Yesterday, as I sat in the purpose built studio of professional printmaker and artist, Chris Pig a thought popped into my head….”My college degree was a waste of time and money”.
Why did this thought come to me? I have recently started to make artwork again after many years of focusing on raising my children, well, that, and doing a bit of writing here and there. Not quite knowing where to begin or what my artwork might now look like, I decided to spend a few months taking art classes in techniques I didn’t get a chance to explore in college. While I sat listening to Chris give instructions for the piece of “Block Wood” etching I was about to create, I marvelled at the workshop space I found myself in; magnificent printing presses, odd shaped tools hanging from the walls, mountains of different textured papers piled high, pots of inks, pencils and pens. On the walls surrounding me were framed prints of etchings from artists and students, past and present.

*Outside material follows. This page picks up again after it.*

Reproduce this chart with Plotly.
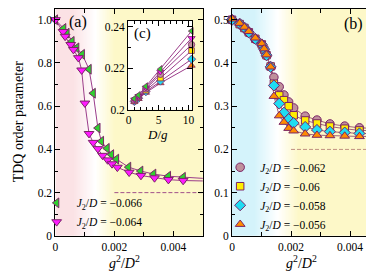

This was the second time I had greatly underestimated the kind of tutor and workshop facilities I would have access to during a community organised course. Chris is the second professional artists I have worked with over the last few months. This got me thinking about how I had wasted a lot of time and money on an art college degree, when I could have been working alongside professional artists in their studios, using the tools of the trade and accessing their knowledge of working in the creative industries. Instead, I spent my time working with outdated equipment, due to lack of department funding, fighting for contact time with tutors who were either too busy doing paperwork or out doing second jobs to make up for their poorly paid college tutor salaries.
The worst of it is…at the age of 44yrs I am still left with a debt of over £10,000 from the experience and for what? A piece of A4 parchment paper with some pretty writing on, stuffed in a draw somewhere twenty years ago never to see the light of day again. Another thought keeps popping into my head, “Imagine all the professional artists I could have worked with for £10,000…..damh, I could have brought my own studio and asked the artists to come to me!”. I am left feeling cross. Cross, that I didn’t understand this when I was younger. Cross, that society promotes college debt as something young people just have to bare for the sake of an education, a debt they might carry for the rest of their lives.
My advice to any young person who’s chosen profession doesn’t truly need a college degree (like doctors or lawyers) is, don’t go to college! Find yourself a professional in your chosen field and apprentice yourself to them, learn from someone who is doing it for real. Like a friend of mine who lives in the US. His son wants to be an animator so my friend saved some money (not £10,000) and enrolled his son in some classes with animators in their studios in Burbank, L.A. These animators work with Disney Studios and are enthusiastic to share the knowledge of their craft. And, if someone tells you this is all well and good for creative types who want to work in the creative industries get them to read this…..
“One of the UK’s biggest graduate recruiters is to remove degree classification from the entry criteria for its hiring programmes, having found “no evidence” that success at university was correlated with achievement in professional qualifications.
Accountancy firm Ernst and Young, known as EY, will no longer require students to have a 2:1 degree and the equivalent of three B grades at A level to be considered for its graduate programmes.”